Let's assume I have 100s of websites on which I am tracking conversion. At some point I change something to all websites. I want to measure if there is a statistical significant difference between my conversion before and after the change.
My data would look like this:
| Website ID | Views Before | Clicks Before | Conversion Before | Views After | Clicks After | Conversion After |
|---|---|---|---|---|---|---|
| 1 | 23 | 2 | 8.69% | 45 | 4 | 8.88% |
| 2 | 3 | 0 | 0% | 2 | 0 | 0% |
| 3 | 231 | 14 | 6.06% | 123 | 10 | 8.13% |
| 4 | 1220 | 87 | 7.13% | 2435 | 235 | 9.65% |
| 5 | 87 | 1 | 1.15% | 50 | 1 | 2% |
| ... | ... | ... | ... | ... | ... | ... |
My first idea was to use a paired t-test or the wilcoxon signed rank test to compare Converion Before and Conversion After columns.

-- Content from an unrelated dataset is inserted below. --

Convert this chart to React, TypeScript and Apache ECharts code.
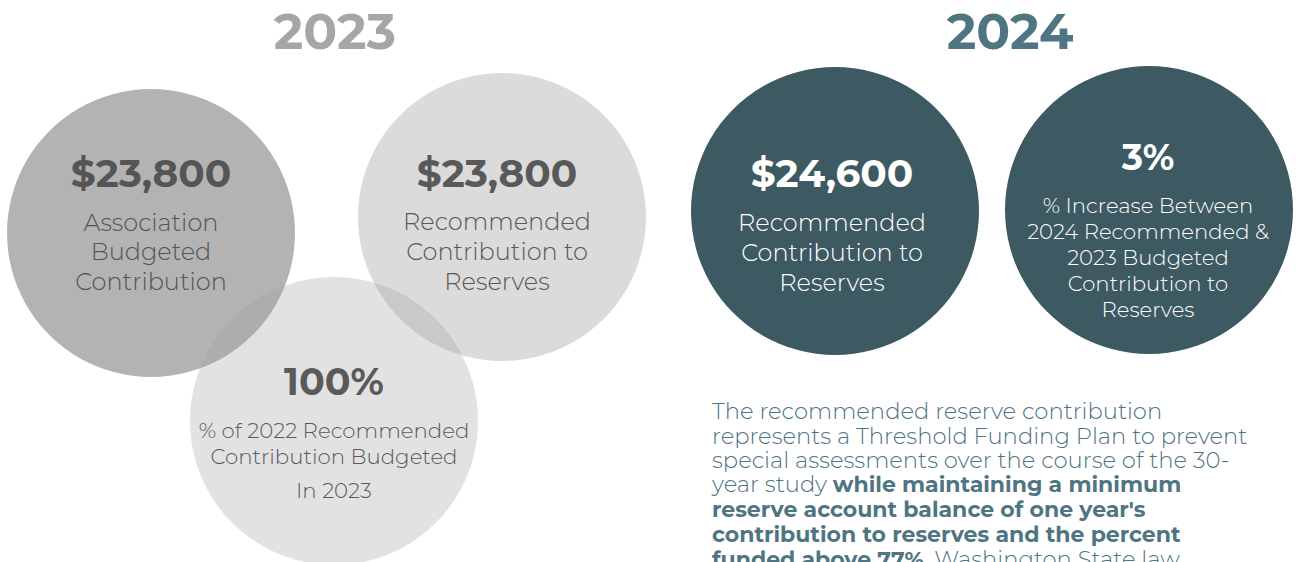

But if I do that, I will loose a lot of information, as a website with 2 views will be seen as equally important as a website with 1000 views. I could also run individual tests on each website, but not sure how to aggregate the result then. Or, I could sum all views and clicks for the Before and After data, but then I'm losing the paired character of my data.
Any ideas about how I should measure this?